After interviewing such subjects as the Brooklyn man who makes Vinnie’s
Tampon Cases, the editors of Bust magazine, the Radical Cheerleaders,
and Jennifer Baumgardner, coauthor of Manifesta: Young Women,
Feminism, and the Future , Shechter concludes that feminism hadn’t abandoned
her—rather the opposite. She was living in Chicago in the
90s, working as an art director for the Tribune, when the breakup of a
long-term relationship made her reconsider the direction of her life.
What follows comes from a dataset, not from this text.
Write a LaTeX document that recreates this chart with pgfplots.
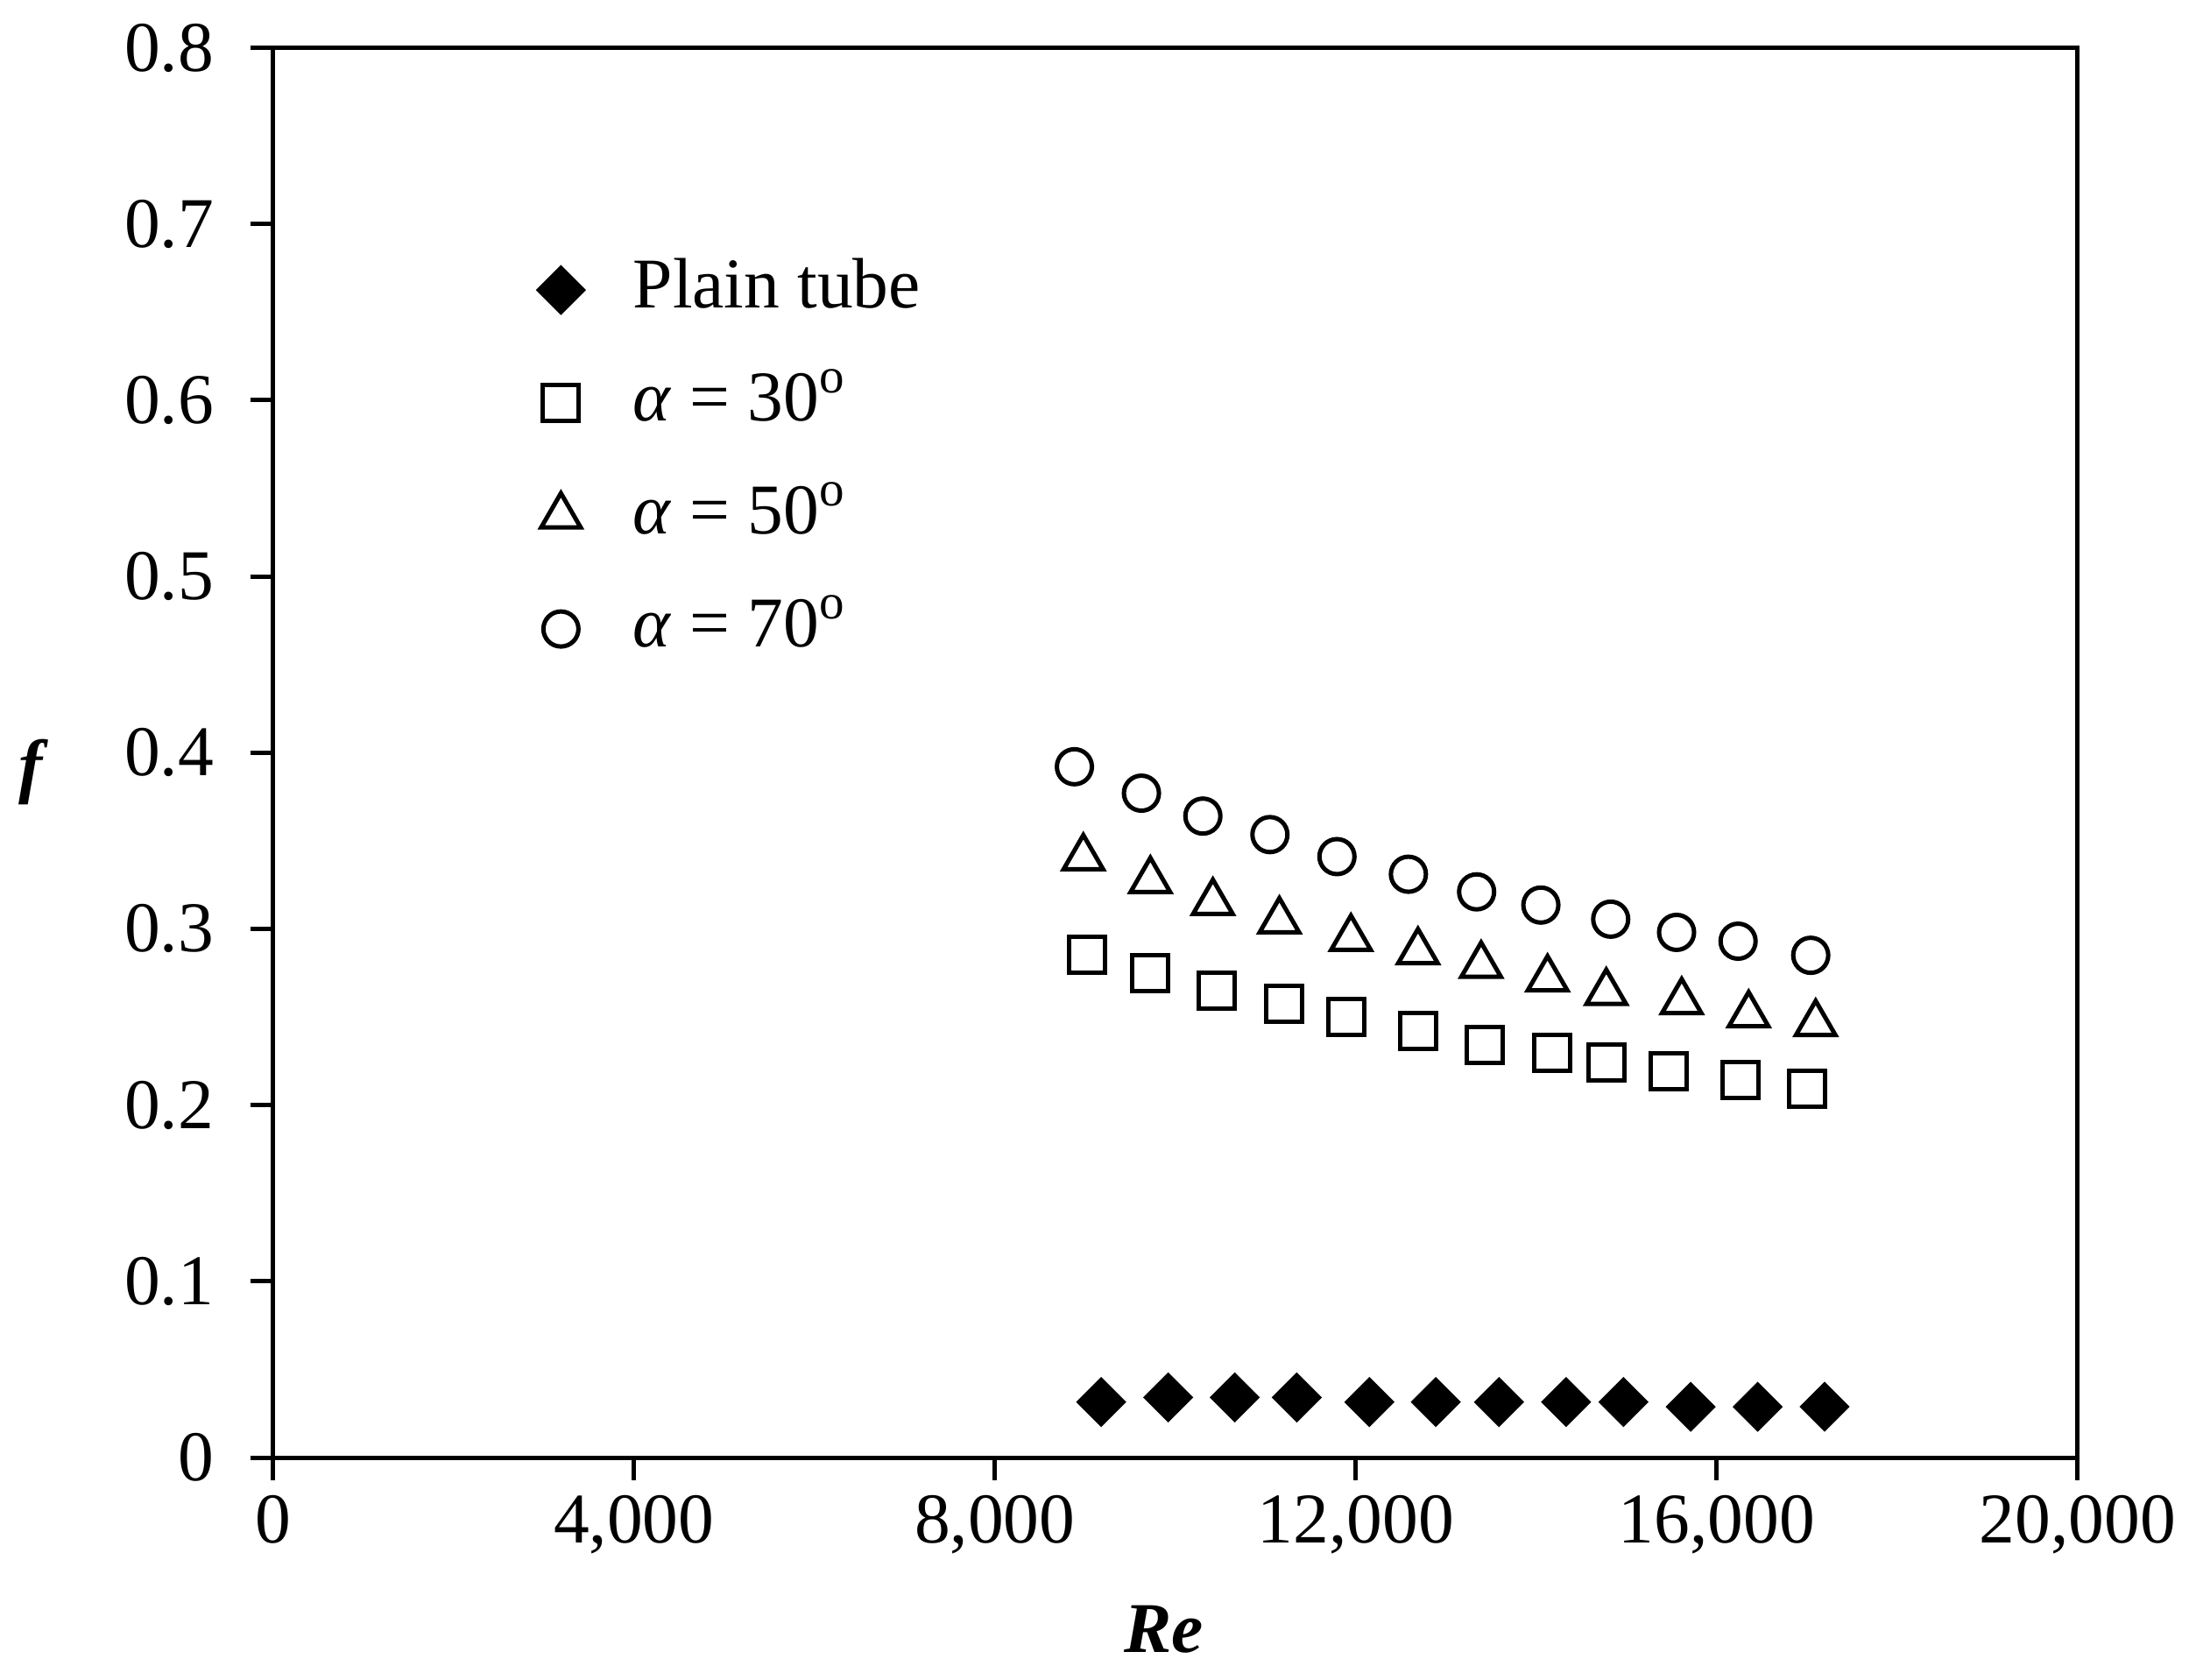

"For a long time I’d been seeing my future in a certain way," she says,
"and then that went away, and I remember thinking to myself, You
can do anything you want to do.What do you want to do? And I realized
I wanted to go to film school."
She took a few film classes at Columbia College, and then in 1999
she got an internship at Robert DeNiro’s Tribeca Productions in New
York. She promptly took a fourmonth leave of absence from work;
halfway into it she called the Tribune and quit. "I knew that I
couldn’t keep going with my old life," she says. "I was too comfortable
and they were paying me too well. I thought, I’m feeling kind of
brave right now, so I took advantage of that."
She came up with the idea for the documentary after yet another
breakup sent her into a tailspin.
"This person I was dating just kind of broke up with me out of the blue,
and I spent a lot of time trying to figure out what happened," she says.
"And I really couldn’t. I had no idea." Reading Natalie Angier’s 1999 book
Woman: An Intimate Geography, which puts a feminist spin on traditional
theories of gender differences, made her feel better. "It changed the
way I looked at the world, which was exactly what Free to Be did when I was
13," says Shechter, who thinks she lost sight of her feminism sometime during
college. "I never took women’s studies, I never marched," she says. "If
there were things that were problems I didn’t quite notice. I just thought, Of
course I can do anything I want to do.
"But when you read something that’s real," she says, "something that
reflects how you feel about life, that’s an incredibly eye-opening experience.
And you just want more and more of it. That’s what happened to me. I just
kept looking for more of that stuff." She started doing freelance design
work to make ends meet and signed up for a documentary filmmaking
class at Union Theological Seminary that involved writing a movie treatment.
"I never planned to actually make the film," says Shechter. "I was
just doing the exercise, making stuff up. But halfway through class the
instructor said, ‘I think you need to make this film,’ and gave me his
video camera to use.’"
She learned how to use it while interviewing her mother, who grew
up in Romania. "She had her own awakening as she talked to me," says
Shechter. "She said, ‘I never needed feminism. We were always
equal . . . well, I wanted to be an astronomer, but my mother told me I
couldn’t because I was a girl.’ Her worldview shifted a little bit, which is
an incredible thing to see."
Shechter finished the project in November with financial help from
the Canadian government and the W Network, a women-focused
Canadian cable station, which aired the video in March.
Chicago author Paula Kamen was one of Shechter’s primary advisers,
and her interviewees include Oak Park activist and stay-at-home
mom Carollina Song, who along with Shechter will attend
Saturday’s screenings; they’ll both be available to discuss the movie
during a break between them, from 8 to 9 PM.
"For a long time she was the only person I knew who was politically active," says Shechter.
"You couldn’t say the word abortion around her without her going into
this long diatribe, so we wouldn’t mention it around her.
"But what I had once found occasionally annoying, I now found to be
a lot more inspiring. I’m sure I’m annoying now. People say now, ‘Why
are you so angry?’ My response is, Why aren’t you angry?"